- [Task instructions] Copy all lines below exactly as written. Leave pictures out.

Start Information provided

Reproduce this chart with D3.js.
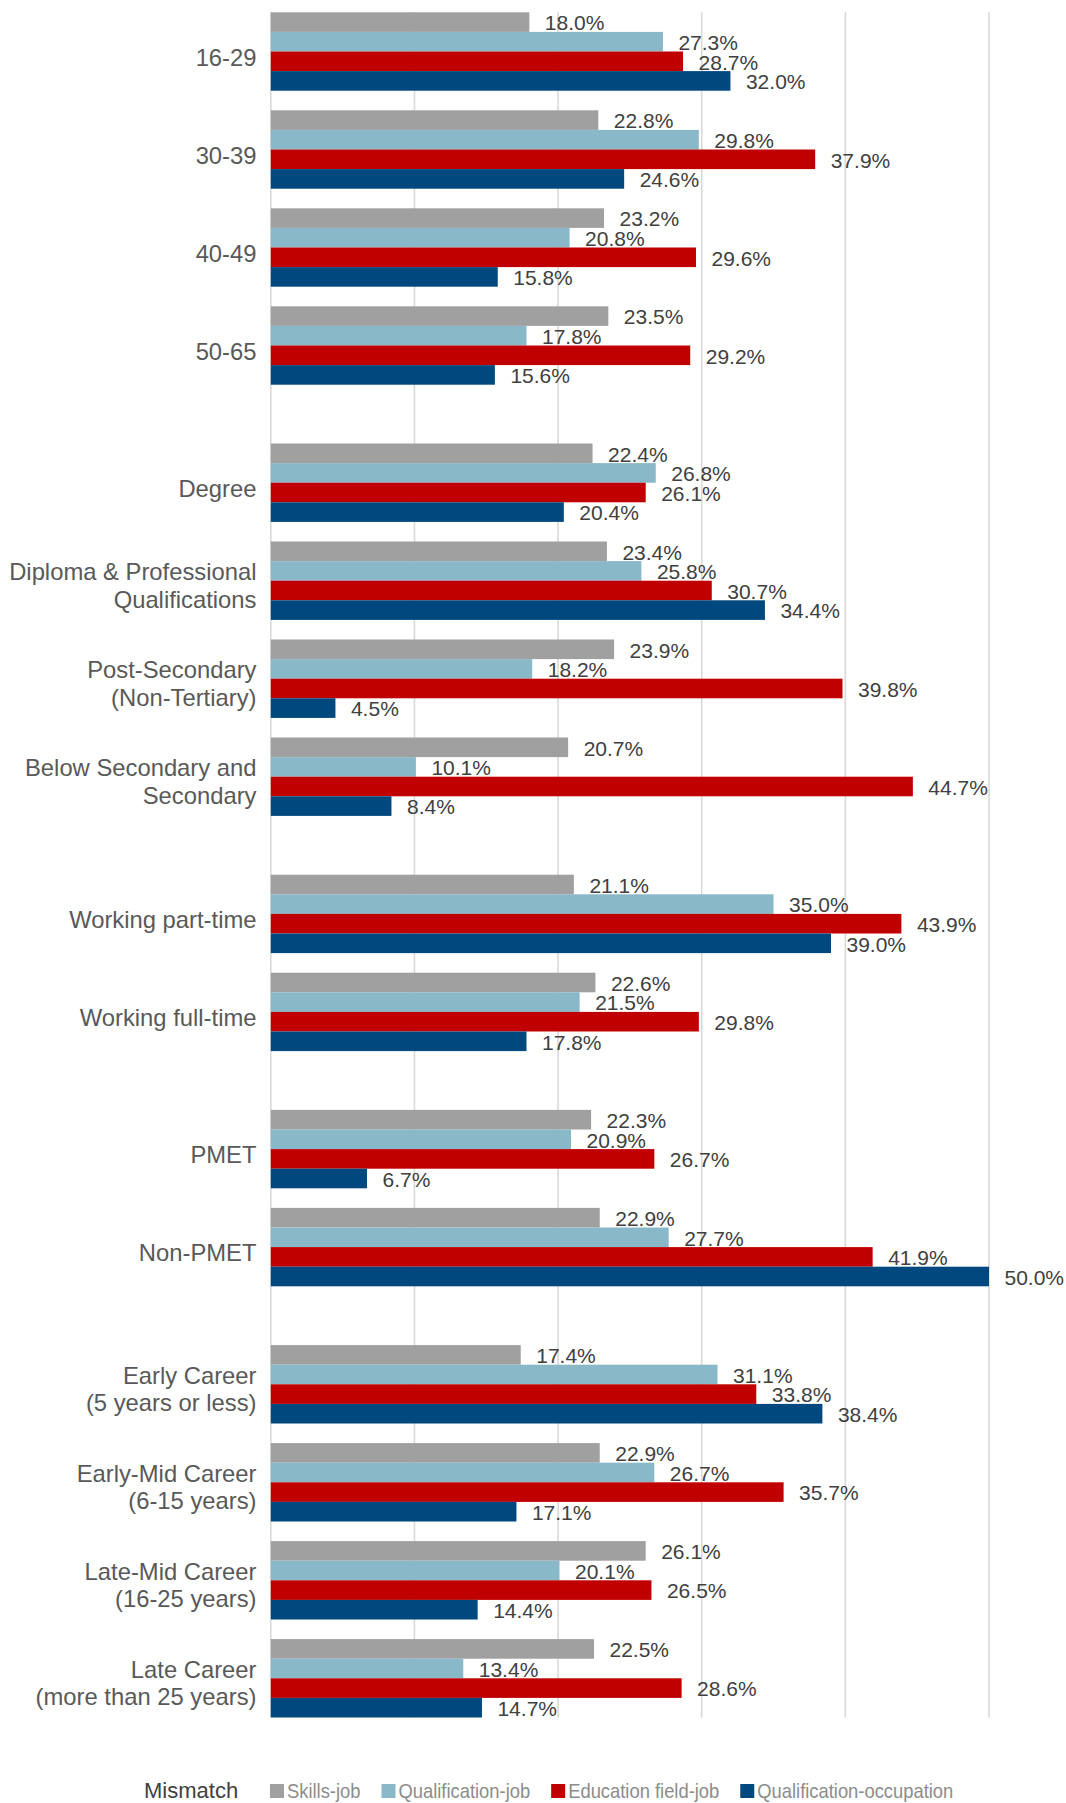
<!DOCTYPE html>
<html>
<head>
<meta charset="utf-8">
<script src="https://cdn.jsdelivr.net/npm/d3@7/dist/d3.min.js"></script>
<style>
  html, body { margin: 0; padding: 0; background: #ffffff; }
  svg { display: block; font-family: "Liberation Sans", Arial, sans-serif; }
</style>
</head>
<body>
<svg id="chart" width="1066" height="1803"></svg>
<script>
// Categories, grouped into sections (a wider gap separates sections)
const categories = [
  "16-29", "30-39", "40-49", "50-65",
  "Degree", "Diploma & Professional\nQualifications", "Post-Secondary\n(Non-Tertiary)", "Below Secondary and\nSecondary",
  "Working part-time", "Working full-time",
  "PMET", "Non-PMET",
  "Early Career\n(5 years or less)", "Early-Mid Career\n(6-15 years)", "Late-Mid Career\n(16-25 years)", "Late Career\n(more than 25 years)"
];
const sectionOf = [0, 0, 0, 0, 1, 1, 1, 1, 2, 2, 3, 3, 4, 4, 4, 4];

const seriesNames = ["Skills-job", "Qualification-job", "Education field-job", "Qualification-occupation"];
const seriesColors = ["#a0a0a0", "#89b8c8", "#c00000", "#00487d"];

// Mismatch rates (%) per category, one array per series
const skillsJob = [18.0, 22.8, 23.2, 23.5, 22.4, 23.4, 23.9, 20.7, 21.1, 22.6, 22.3, 22.9, 17.4, 22.9, 26.1, 22.5];
const qualificationJob = [27.3, 29.8, 20.8, 17.8, 26.8, 25.8, 18.2, 10.1, 35.0, 21.5, 20.9, 27.7, 31.1, 26.7, 20.1, 13.4];
const educationFieldJob = [28.7, 37.9, 29.6, 29.2, 26.1, 30.7, 39.8, 44.7, 43.9, 29.8, 26.7, 41.9, 33.8, 35.7, 26.5, 28.6];
const qualificationOccupation = [32.0, 24.6, 15.8, 15.6, 20.4, 34.4, 4.5, 8.4, 39.0, 17.8, 6.7, 50.0, 38.4, 17.1, 14.4, 14.7];

const xTicks = [0, 10, 20, 30, 40, 50];
const legendTitle = "Mismatch";

const seriesValues = [skillsJob, qualificationJob, educationFieldJob, qualificationOccupation];

const svg = d3.select("#chart");

// Layout
const plotLeft = 270.8, plotRight = 989;
const plotTop = 12.3;
const slotStep = 98;
const sectionGap = 0.4;        // extra slot fraction between sections
const bandFrac = 0.8;          // group height as fraction of a slot

const slotPos = categories.map((c, i) => i + sectionGap * sectionOf[i]);
const totalSlots = slotPos[slotPos.length - 1] + bandFrac;

const x = d3.scaleLinear().domain([0, 50]).range([plotLeft, plotRight]);
const ySlot = d3.scaleLinear().domain([0, totalSlots]).range([plotTop, plotTop + totalSlots * slotStep]);
const groupHeight = ySlot(bandFrac) - ySlot(0);
const yInner = d3.scaleBand().domain(seriesNames).range([0, groupHeight]).padding(0);
const plotBottom = ySlot(totalSlots);

// Vertical gridlines (including the category axis line at 0)
svg.append("g")
  .selectAll("line")
  .data(xTicks)
  .join("line")
  .attr("x1", d => x(d)).attr("x2", d => x(d))
  .attr("y1", plotTop).attr("y2", plotBottom)
  .attr("stroke", "#d9d9d9")
  .attr("stroke-width", 1.6);

// Bars
const groups = svg.append("g")
  .selectAll("g")
  .data(categories)
  .join("g")
  .attr("transform", (d, i) => `translate(0,${ySlot(slotPos[i])})`);

groups.each(function(cat, ci) {
  const g = d3.select(this);
  const rows = seriesNames.map((s, si) => ({ s, si, v: seriesValues[si][ci] }));
  g.selectAll("rect")
    .data(rows)
    .join("rect")
    .attr("x", x(0))
    .attr("y", d => yInner(d.s))
    .attr("width", d => x(d.v) - x(0))
    .attr("height", yInner.bandwidth())
    .attr("fill", d => seriesColors[d.si]);

  g.selectAll("text.val")
    .data(rows)
    .join("text")
    .attr("class", "val")
    .attr("x", d => x(d.v) + 15.5)
    .attr("y", d => yInner(d.s) + yInner.bandwidth() / 2 + 8.3)
    .attr("font-size", 21)
    .attr("fill", "#404040")
    .text(d => d.v.toFixed(1) + "%");
});

// Category labels
const labelX = 256.5;
groups.append("text")
  .attr("text-anchor", "end")
  .attr("font-size", 23.8)
  .attr("fill", "#595959")
  .each(function(cat) {
    const lines = cat.split("\n");
    const mid = groupHeight / 2;
    const t = d3.select(this);
    if (lines.length === 1) {
      t.append("tspan").attr("x", labelX).attr("y", mid + 14.2).text(lines[0]);
    } else {
      t.append("tspan").attr("x", labelX).attr("y", mid - 0.5).text(lines[0]);
      t.append("tspan").attr("x", labelX).attr("y", mid + 27).text(lines[1]);
    }
  });

// Legend
const legend = svg.append("g").attr("transform", "translate(0,1798)");
legend.append("text")
  .attr("x", 144)
  .attr("y", 0)
  .attr("font-size", 22)
  .attr("fill", "#404040")
  .text(legendTitle);

let lx = 270;
const squareSize = 14;
const squeeze = 0.875;
seriesNames.forEach((name, i) => {
  legend.append("rect")
    .attr("x", lx).attr("y", -squareSize)
    .attr("width", squareSize).attr("height", squareSize)
    .attr("fill", seriesColors[i]);
  const tx = lx + squareSize + 3;
  const txt = legend.append("text")
    .attr("transform", `translate(${tx},0) scale(${squeeze},1)`)
    .attr("font-size", 21)
    .attr("fill", "#8c8c8c")
    .text(name);
  const w = txt.node().getComputedTextLength() * squeeze;
  lx = tx + w + 21;
});
</script>
</body>
</html>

End Information provided

- [Solution for this task]
Reproduce this chart with D3.js.
<!DOCTYPE html>
<html>
<head>
<meta charset="utf-8">
<script src="https://cdn.jsdelivr.net/npm/d3@7/dist/d3.min.js"></script>
<style>
  html, body { margin: 0; padding: 0; background: #ffffff; }
  svg { display: block; font-family: "Liberation Sans", Arial, sans-serif; }
</style>
</head>
<body>
<svg id="chart" width="1066" height="1803"></svg>
<script>
// Categories, grouped into sections (a wider gap separates sections)
const categories = [
  "16-29", "30-39", "40-49", "50-65",
  "Degree", "Diploma & Professional\nQualifications", "Post-Secondary\n(Non-Tertiary)", "Below Secondary and\nSecondary",
  "Working part-time", "Working full-time",
  "PMET", "Non-PMET",
  "Early Career\n(5 years or less)", "Early-Mid Career\n(6-15 years)", "Late-Mid Career\n(16-25 years)", "Late Career\n(more than 25 years)"
];
const sectionOf = [0, 0, 0, 0, 1, 1, 1, 1, 2, 2, 3, 3, 4, 4, 4, 4];

const seriesNames = ["Skills-job", "Qualification-job", "Education field-job", "Qualification-occupation"];
const seriesColors = ["#a0a0a0", "#89b8c8", "#c00000", "#00487d"];

// Mismatch rates (%) per category, one array per series
const skillsJob = [18.0, 22.8, 23.2, 23.5, 22.4, 23.4, 23.9, 20.7, 21.1, 22.6, 22.3, 22.9, 17.4, 22.9, 26.1, 22.5];
const qualificationJob = [27.3, 29.8, 20.8, 17.8, 26.8, 25.8, 18.2, 10.1, 35.0, 21.5, 20.9, 27.7, 31.1, 26.7, 20.1, 13.4];
const educationFieldJob = [28.7, 37.9, 29.6, 29.2, 26.1, 30.7, 39.8, 44.7, 43.9, 29.8, 26.7, 41.9, 33.8, 35.7, 26.5, 28.6];
const qualificationOccupation = [32.0, 24.6, 15.8, 15.6, 20.4, 34.4, 4.5, 8.4, 39.0, 17.8, 6.7, 50.0, 38.4, 17.1, 14.4, 14.7];

const xTicks = [0, 10, 20, 30, 40, 50];
const legendTitle = "Mismatch";

const seriesValues = [skillsJob, qualificationJob, educationFieldJob, qualificationOccupation];

const svg = d3.select("#chart");

// Layout
const plotLeft = 270.8, plotRight = 989;
const plotTop = 12.3;
const slotStep = 98;
const sectionGap = 0.4;        // extra slot fraction between sections
const bandFrac = 0.8;          // group height as fraction of a slot

const slotPos = categories.map((c, i) => i + sectionGap * sectionOf[i]);
const totalSlots = slotPos[slotPos.length - 1] + bandFrac;

const x = d3.scaleLinear().domain([0, 50]).range([plotLeft, plotRight]);
const ySlot = d3.scaleLinear().domain([0, totalSlots]).range([plotTop, plotTop + totalSlots * slotStep]);
const groupHeight = ySlot(bandFrac) - ySlot(0);
const yInner = d3.scaleBand().domain(seriesNames).range([0, groupHeight]).padding(0);
const plotBottom = ySlot(totalSlots);

// Vertical gridlines (including the category axis line at 0)
svg.append("g")
  .selectAll("line")
  .data(xTicks)
  .join("line")
  .attr("x1", d => x(d)).attr("x2", d => x(d))
  .attr("y1", plotTop).attr("y2", plotBottom)
  .attr("stroke", "#d9d9d9")
  .attr("stroke-width", 1.6);

// Bars
const groups = svg.append("g")
  .selectAll("g")
  .data(categories)
  .join("g")
  .attr("transform", (d, i) => `translate(0,${ySlot(slotPos[i])})`);

groups.each(function(cat, ci) {
  const g = d3.select(this);
  const rows = seriesNames.map((s, si) => ({ s, si, v: seriesValues[si][ci] }));
  g.selectAll("rect")
    .data(rows)
    .join("rect")
    .attr("x", x(0))
    .attr("y", d => yInner(d.s))
    .attr("width", d => x(d.v) - x(0))
    .attr("height", yInner.bandwidth())
    .attr("fill", d => seriesColors[d.si]);

  g.selectAll("text.val")
    .data(rows)
    .join("text")
    .attr("class", "val")
    .attr("x", d => x(d.v) + 15.5)
    .attr("y", d => yInner(d.s) + yInner.bandwidth() / 2 + 8.3)
    .attr("font-size", 21)
    .attr("fill", "#404040")
    .text(d => d.v.toFixed(1) + "%");
});

// Category labels
const labelX = 256.5;
groups.append("text")
  .attr("text-anchor", "end")
  .attr("font-size", 23.8)
  .attr("fill", "#595959")
  .each(function(cat) {
    const lines = cat.split("\n");
    const mid = groupHeight / 2;
    const t = d3.select(this);
    if (lines.length === 1) {
      t.append("tspan").attr("x", labelX).attr("y", mid + 14.2).text(lines[0]);
    } else {
      t.append("tspan").attr("x", labelX).attr("y", mid - 0.5).text(lines[0]);
      t.append("tspan").attr("x", labelX).attr("y", mid + 27).text(lines[1]);
    }
  });

// Legend
const legend = svg.append("g").attr("transform", "translate(0,1798)");
legend.append("text")
  .attr("x", 144)
  .attr("y", 0)
  .attr("font-size", 22)
  .attr("fill", "#404040")
  .text(legendTitle);

let lx = 270;
const squareSize = 14;
const squeeze = 0.875;
seriesNames.forEach((name, i) => {
  legend.append("rect")
    .attr("x", lx).attr("y", -squareSize)
    .attr("width", squareSize).attr("height", squareSize)
    .attr("fill", seriesColors[i]);
  const tx = lx + squareSize + 3;
  const txt = legend.append("text")
    .attr("transform", `translate(${tx},0) scale(${squeeze},1)`)
    .attr("font-size", 21)
    .attr("fill", "#8c8c8c")
    .text(name);
  const w = txt.node().getComputedTextLength() * squeeze;
  lx = tx + w + 21;
});
</script>
</body>
</html>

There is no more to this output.